PortAudio is involved in real-time recognition by handling the device audio input signal.
The songs are mapped and stored as vectors of hashes, which are calculated based on the most prominient frequencies at each time step. To generate them, and so to populate the dataset, we use the class Sequencer, which takes care of generating the vector of hashes from the spectrogram of the song.
Once that our dataset is ready, a sample of a song can be identified through the Identifier class. The main method will transform the sample into its corresponding vector of hashes.
Then, the method will compare it to the ones contained in the dataset, calculating a matching score and eventually picking the song with the highest one.
The file examples/sequence.cpp provides the complete implementation of the populating phase, which is essentially based on performing the sequencing operation on each of the WAV of AIFF files provided:
// Initialize sequencer, indicating the hashes output path.
Sequencer sequencer("../local_dataset/hashes");
// Provide the path of the WAV or AIFF audio file.
std::string wav_path = "../local_dataset/wav/pink_floyd.wav";
// Song struct which will contain the title and the hash.
Song song;
// Sequence, save to file and load results in song object.

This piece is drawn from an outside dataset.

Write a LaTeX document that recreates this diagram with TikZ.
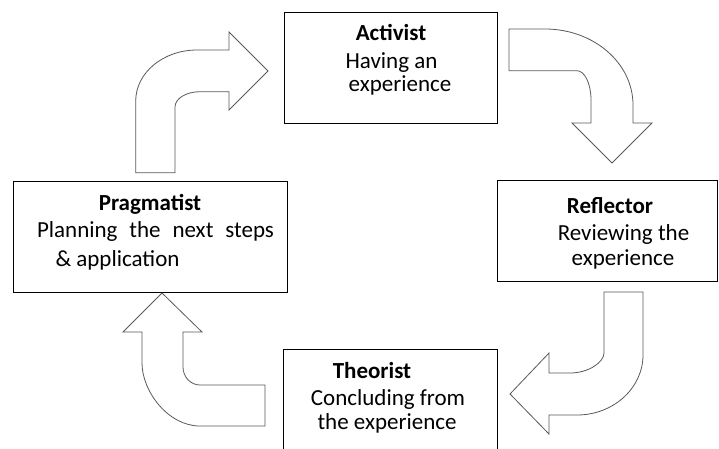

sequencer.sequence(wav_path, song);The file examples/identify.cpp provides the implementation of sample recognition from a file, while examples/record.cpp involves real-time recognition using the default audio input source of the device. Essentially, the sample audio vector is mapped to its hash vector and then it's handled by the identify method:
std::vector<double> recording;
// Record for X seconds from microphone.
Recorder<double> recorder;
recorder.record(recording);
Song sample, result;
// No need to indicate the output path because
// we do not want to the save the sample hash to file.
Sequencer sequencer;
sequencer.sequence(recording, sample, false);
// Provide the dataset path.
Identificator identificator("../local_dataset/hashes");
// Identify the sample.
identificator.identify(sample.hash, result); The algorithm has been adapted from @jdechicchis's paper 'A Music Identification Algorithm which Utilizes the Fourier Analysis of Audio Signals'.